▸ Source excerpt:
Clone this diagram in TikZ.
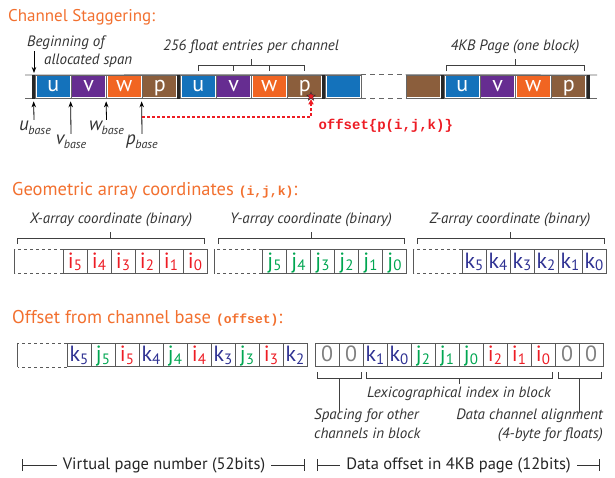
\documentclass[tikz,border=0pt]{standalone}
\usepackage{fontspec}
\setmainfont{PT Sans}
\newfontfamily\codefont{Liberation Mono}
\usetikzlibrary{arrows.meta,shapes.geometric}

\definecolor{ublue}{RGB}{20,114,187}
\definecolor{vpurple}{RGB}{102,45,145}
\definecolor{worange}{RGB}{241,101,34}
\definecolor{pbrown}{RGB}{139,94,60}
\definecolor{headorange}{RGB}{242,112,47}
\definecolor{ired}{RGB}{237,28,36}
\definecolor{jgreen}{RGB}{0,166,81}
\definecolor{kblue}{RGB}{46,49,146}

\newcommand{\bitlbl}[2]{#1\raisebox{-2.5pt}{\fontsize{15}{15}\selectfont #2}}
\newcommand{\baselbl}[1]{{\fontsize{19}{19}\selectfont #1}\kern-0.5pt\raisebox{-4pt}{\fontsize{12}{12}\selectfont base}}

\tikzset{inset/.style={path picture={
    \fill[#1] ([shift={(1.4pt,-1.4pt)}]path picture bounding box.north west)
        rectangle ([shift={(-1.4pt,1.4pt)}]path picture bounding box.south east);}}}

\begin{document}
\begin{tikzpicture}[x=1pt, y=-1pt]
    \tikzstyle{chan}=[
        rectangle,
        draw = black!60,
        line width = 0.7pt,
        inner sep = 0pt,
        minimum width = 35.5pt,
        minimum height = 23.5pt,
        text = white,
        font = \fontsize{22}{22}\selectfont,
        text height = 13pt,
        text depth = 3pt
    ]
    \tikzstyle{bit}=[
        rectangle,
        draw = black!65,
        line width = 0.7pt,
        inner sep = 0pt,
        minimum width = 24pt,
        minimum height = 23.5pt,
        font = \fontsize{22}{22}\selectfont,
        text height = 15pt,
        text depth = 1.5pt
    ]
    \tikzstyle{ibit}=[bit, text=ired]
    \tikzstyle{jbit}=[bit, text=jgreen]
    \tikzstyle{kbit}=[bit, text=kblue]
    \tikzstyle{zbit}=[bit, text=black!50]
    \tikzstyle{head}=[inner sep=0pt, text=headorange, font=\fontsize{18.5}{18.5}\selectfont]
    \tikzstyle{note}=[inner sep=1pt, text=black!80, font=\fontsize{15}{19}\selectfont\itshape]
    \tikzstyle{rulerlabel}=[inner xsep=6pt, fill=white, text=black!85, font=\fontsize{16.5}{16.5}\selectfont]
    \tikzstyle{strip}=[black!60, line width=0.8pt]
    \tikzstyle{gapline}=[black!60, line width=0.8pt, dash pattern=on 5pt off 4pt]
    \tikzstyle{bitgap}=[black!65, line width=0.7pt, dash pattern=on 3pt off 3pt]
    \tikzstyle{bitedge}=[black!65, line width=0.7pt]
    \tikzstyle{sepbar}=[black!85, line width=3pt]
    \tikzstyle{bracket}=[black!75, line width=0.7pt]
    \tikzstyle{ptr}=[black, line width=0.8pt, -{Stealth[length=6pt,width=4.5pt]}]
    \tikzstyle{offline}=[color=ired, line width=1.1pt, dash pattern=on 3pt off 2pt,
        -{Triangle[length=5pt,width=5pt]}]
    \tikzstyle{ruler}=[black!80, line width=0.7pt, {Bar[width=12pt]}-{Bar[width=12pt]}]

    \useasboundingbox (0,0) rectangle (615,477);

    % channel staggering
    \node[head, anchor=base west, font=\fontsize{17}{17}\selectfont] (head1) at (8,21) {Channel Staggering:};

    \node[chan, inset=ublue]    (a-u)    at (53.25, 86.75)  {u};
    \node[chan, inset=vpurple]  (a-v)    at (88.75, 86.75)  {v};
    \node[chan, inset=worange]  (a-w)    at (124.25, 86.75) {w};
    \node[chan, inset=pbrown]   (a-p)    at (159.75, 86.75) {p};
    \node[chan, inset=ublue]    (b-u)    at (198.25, 86.75) {u};
    \node[chan, inset=vpurple]  (b-v)    at (233.75, 86.75) {v};
    \node[chan, inset=worange]  (b-w)    at (269.25, 86.75) {w};
    \node[chan, inset=pbrown]   (b-p)    at (304.75, 86.75) {p};
    \node[chan, inset=ublue]    (b-next) at (343.25, 86.75) {};
    \node[chan, inset=pbrown]   (c-prev) at (423.75, 86.75) {};
    \node[chan, inset=ublue]    (c-u)    at (462.25, 86.75) {u};
    \node[chan, inset=vpurple]  (c-v)    at (497.75, 86.75) {v};
    \node[chan, inset=worange]  (c-w)    at (533.25, 86.75) {w};
    \node[chan, inset=pbrown]   (c-p)    at (568.75, 86.75) {p};

    \coordinate (strip west) at (25, 75);
    \coordinate (strip east) at (597, 75);
    \draw[strip] (strip west) -- (b-next.north east);
    \draw[strip] (strip west |- b-next.south) -- (b-next.south east);
    \draw[gapline] (b-next.north east) -- (c-prev.north west);
    \draw[gapline] (b-next.south east) -- (c-prev.south west);
    \draw[strip] (c-prev.north west) -- (strip east);
    \draw[strip] (c-prev.south west) -- (strip east |- c-prev.south);

    \draw[sepbar] ([xshift=-1.5pt]a-u.north west) -- ([xshift=-1.5pt]a-u.south west);
    \draw[sepbar] ([xshift=-1.5pt]b-u.north west) -- ([xshift=-1.5pt]b-u.south west);
    \draw[sepbar] ([xshift=-1.5pt]b-next.north west) -- ([xshift=-1.5pt]b-next.south west);
    \draw[sepbar] ([xshift=-1.5pt]c-u.north west) -- ([xshift=-1.5pt]c-u.south west);
    \draw[sepbar] ([xshift=1.5pt]c-p.north east) -- ([xshift=1.5pt]c-p.south east);

    \node[note, anchor=west] (begin1) at (26,43) {Beginning of};
    \node[note, anchor=west] (begin2) at (43,61) {allocated span};
    \coordinate (span start) at (34,75);
    \draw[ptr] (span start |- begin1.south) -- ([yshift=2pt]span start);

    \node[note] (perchan) at (251,47) {256 float entries per channel};
    \draw[bracket] (198.25,71) |- (304.75,65.5) -- (304.75,71);
    \draw[bracket] (233.75,65.5) -- (233.75,71);
    \draw[bracket] (269.25,65.5) -- (269.25,71);
    \draw[bracket] (251.5,65.5) -- (251.5,58.5);

    \node[note] (page) at (515,47) {4KB Page (one block)};
    \draw[bracket] (446,71) |- (584,65.5) -- (584,71);
    \draw[bracket] (515,65.5) -- (515,58.5);

    \node[note] (ubase) at (35,128)  {\baselbl{u}};
    \node[note] (vbase) at (71,142)  {\baselbl{v}};
    \node[note] (wbase) at (106.5,128) {\baselbl{w}};
    \node[note] (pbase) at (142,142) {\baselbl{p}};
    \draw[ptr] (ubase.north -| span start) -- ([shift={(-1.5pt,-2.5pt)}]a-u.south west);
    \draw[ptr] (vbase.north) -- ([yshift=-2.5pt]a-v.south west);
    \draw[ptr] (wbase.north) -- ([yshift=-2.5pt]a-w.south west);
    \draw[ptr] (pbase.north) -- ([yshift=-2.5pt]a-p.south west);

    \node[star, star points=5, star point ratio=2.3, fill=ired, draw=black!80,
          line width=0.5pt, minimum size=9pt, inner sep=0pt] (target) at (311,96.5) {};
    \coordinate (pmark) at (142,117);
    \draw[offline] (pmark) -| ([yshift=-0.5pt]target.south);
    \node[anchor=west, text=ired, font=\fontsize{14}{14}\codefont\bfseries] (offtext) at (315,126) {offset\{p(i,j,k)\}};

    % geometric array coordinates
    \node[head, anchor=base west] (head2) at (12,195) {Geometric array coordinates {\fontsize{13}{13}\codefont\bfseries (i,j,k)}:};

    \node[note] (xlab) at (111,220) {X-array coordinate (binary)};
    \node[note] (ylab) at (311,220) {Y-array coordinate (binary)};
    \node[note] (zlab) at (510,220) {Z-array coordinate (binary)};
    \draw[bracket] (17,244) |- (204,238) -- (204,244);
    \draw[bracket] (110.5,238) -- (110.5,232);
    \draw[bracket] (218,244) |- (404,238) -- (404,244);
    \draw[bracket] (311,238) -- (311,232);
    \draw[bracket] (417,244) |- (604,238) -- (604,244);
    \draw[bracket] (510.5,238) -- (510.5,232);

    \node[ibit] (x-i5) at (75, 261.5)  {\bitlbl{i}{5}};
    \node[ibit] (x-i4) at (99, 261.5)  {\bitlbl{i}{4}};
    \node[ibit] (x-i3) at (123, 261.5) {\bitlbl{i}{3}};
    \node[ibit] (x-i2) at (147, 261.5) {\bitlbl{i}{2}};
    \node[ibit] (x-i1) at (171, 261.5) {\bitlbl{i}{1}};
    \node[ibit] (x-i0) at (195, 261.5) {\bitlbl{i}{0}};
    \node[jbit] (y-j5) at (274.5, 261.5) {\bitlbl{j}{5}};
    \node[jbit] (y-j4) at (298.5, 261.5) {\bitlbl{j}{4}};
    \node[jbit] (y-j3) at (322.5, 261.5) {\bitlbl{j}{3}};
    \node[jbit] (y-j2) at (346.5, 261.5) {\bitlbl{j}{2}};
    \node[jbit] (y-j1) at (370.5, 261.5) {\bitlbl{j}{1}};
    \node[jbit] (y-j0) at (394.5, 261.5) {\bitlbl{j}{0}};
    \node[kbit] (z-k5) at (474, 261.5) {\bitlbl{k}{5}};
    \node[kbit] (z-k4) at (498, 261.5) {\bitlbl{k}{4}};
    \node[kbit] (z-k3) at (522, 261.5) {\bitlbl{k}{3}};
    \node[kbit] (z-k2) at (546, 261.5) {\bitlbl{k}{2}};
    \node[kbit] (z-k1) at (570, 261.5) {\bitlbl{k}{1}};
    \node[kbit] (z-k0) at (594, 261.5) {\bitlbl{k}{0}};

    \draw[bitgap] (x-i5.north west) -- ++(-48,0);
    \draw[bitgap] (x-i5.south west) -- ++(-48,0);
    \draw[bitedge] ([xshift=-48pt]x-i5.north west) -- ([xshift=-48pt]x-i5.south west);
    \draw[bitgap] (y-j5.north west) -- ++(-48,0);
    \draw[bitgap] (y-j5.south west) -- ++(-48,0);
    \draw[bitedge] ([xshift=-48pt]y-j5.north west) -- ([xshift=-48pt]y-j5.south west);
    \draw[bitgap] (z-k5.north west) -- ++(-48,0);
    \draw[bitgap] (z-k5.south west) -- ++(-48,0);
    \draw[bitedge] ([xshift=-48pt]z-k5.north west) -- ([xshift=-48pt]z-k5.south west);

    % offset from channel base
    \node[head, anchor=base west] (head3) at (12,323) {Offset from channel base {\fontsize{13}{13}\codefont\bfseries (offset)}:};

    \node[kbit] (o-k5) at (79, 355)  {\bitlbl{k}{5}};
    \node[jbit] (o-j5) at (103, 355) {\bitlbl{j}{5}};
    \node[ibit] (o-i5) at (127, 355) {\bitlbl{i}{5}};
    \node[kbit] (o-k4) at (151, 355) {\bitlbl{k}{4}};
    \node[jbit] (o-j4) at (175, 355) {\bitlbl{j}{4}};
    \node[ibit] (o-i4) at (199, 355) {\bitlbl{i}{4}};
    \node[kbit] (o-k3) at (223, 355) {\bitlbl{k}{3}};
    \node[jbit] (o-j3) at (247, 355) {\bitlbl{j}{3}};
    \node[ibit] (o-i3) at (271, 355) {\bitlbl{i}{3}};
    \node[kbit] (o-k2) at (295, 355) {\bitlbl{k}{2}};
    \node[zbit] (o-z3) at (327, 355) {0};
    \node[zbit] (o-z2) at (351, 355) {0};
    \node[kbit] (o-k1) at (375, 355) {\bitlbl{k}{1}};
    \node[kbit] (o-k0) at (399, 355) {\bitlbl{k}{0}};
    \node[jbit] (o-j2) at (423, 355) {\bitlbl{j}{2}};
    \node[jbit] (o-j1) at (447, 355) {\bitlbl{j}{1}};
    \node[jbit] (o-j0) at (471, 355) {\bitlbl{j}{0}};
    \node[ibit] (o-i2) at (495, 355) {\bitlbl{i}{2}};
    \node[ibit] (o-i1) at (519, 355) {\bitlbl{i}{1}};
    \node[ibit] (o-i0) at (543, 355) {\bitlbl{i}{0}};
    \node[zbit] (o-z1) at (567, 355) {0};
    \node[zbit] (o-z0) at (591, 355) {0};

    \draw[bitgap] (o-k5.north west) -- ++(-49,0);
    \draw[bitgap] (o-k5.south west) -- ++(-49,0);
    \draw[bitedge] ([xshift=-49pt]o-k5.north west) -- ([xshift=-49pt]o-k5.south west);

    \draw[bracket] (317,372) |- (361,378) -- (361,372);
    \draw[bracket] (339,378) -- (339,412);
    \draw[bracket] (366,372) |- (552,378) -- (552,372);
    \draw[bracket] (459,378) -- (459,384);
    \draw[bracket] (558,372) |- (601,378) -- (601,372);
    \draw[bracket] (579,378) -- (579,412);

    \node[note] (lexi) at (459,394) {Lexicographical index in block};
    \node[note, anchor=north west, align=left] (spacing) at (313,408) {Spacing for other\\channels in block};
    \node[note, anchor=north east, align=right] (align) at (604,408) {Data channel alignment\\(4-byte for floats)};

    \coordinate (vpn west) at (22,465);
    \coordinate (vpn east) at (305,465);
    \draw[ruler] (vpn west) -- (vpn east);
    \node[rulerlabel] (vpn) at (164,465) {Virtual page number (52bits)};
    \coordinate (dof west) at (317,465);
    \coordinate (dof east) at (600,465);
    \draw[ruler] (dof west) -- (dof east);
    \node[rulerlabel] (dof) at (458.5,465) {Data offset in 4KB page (12bits)};

\end{tikzpicture}
\end{document}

▸ What needs to be done: Go from the first line of the listing to the line holding "picture bounding box.south" and, please, transcribe those lines exactly, both included, with no pictures.

▸ Problem solution:
Clone this diagram in TikZ.
\documentclass[tikz,border=0pt]{standalone}
\usepackage{fontspec}
\setmainfont{PT Sans}
\newfontfamily\codefont{Liberation Mono}
\usetikzlibrary{arrows.meta,shapes.geometric}

\definecolor{ublue}{RGB}{20,114,187}
\definecolor{vpurple}{RGB}{102,45,145}
\definecolor{worange}{RGB}{241,101,34}
\definecolor{pbrown}{RGB}{139,94,60}
\definecolor{headorange}{RGB}{242,112,47}
\definecolor{ired}{RGB}{237,28,36}
\definecolor{jgreen}{RGB}{0,166,81}
\definecolor{kblue}{RGB}{46,49,146}

\newcommand{\bitlbl}[2]{#1\raisebox{-2.5pt}{\fontsize{15}{15}\selectfont #2}}
\newcommand{\baselbl}[1]{{\fontsize{19}{19}\selectfont #1}\kern-0.5pt\raisebox{-4pt}{\fontsize{12}{12}\selectfont base}}

\tikzset{inset/.style={path picture={
    \fill[#1] ([shift={(1.4pt,-1.4pt)}]path picture bounding box.north west)
        rectangle ([shift={(-1.4pt,1.4pt)}]path picture bounding box.south east);}}}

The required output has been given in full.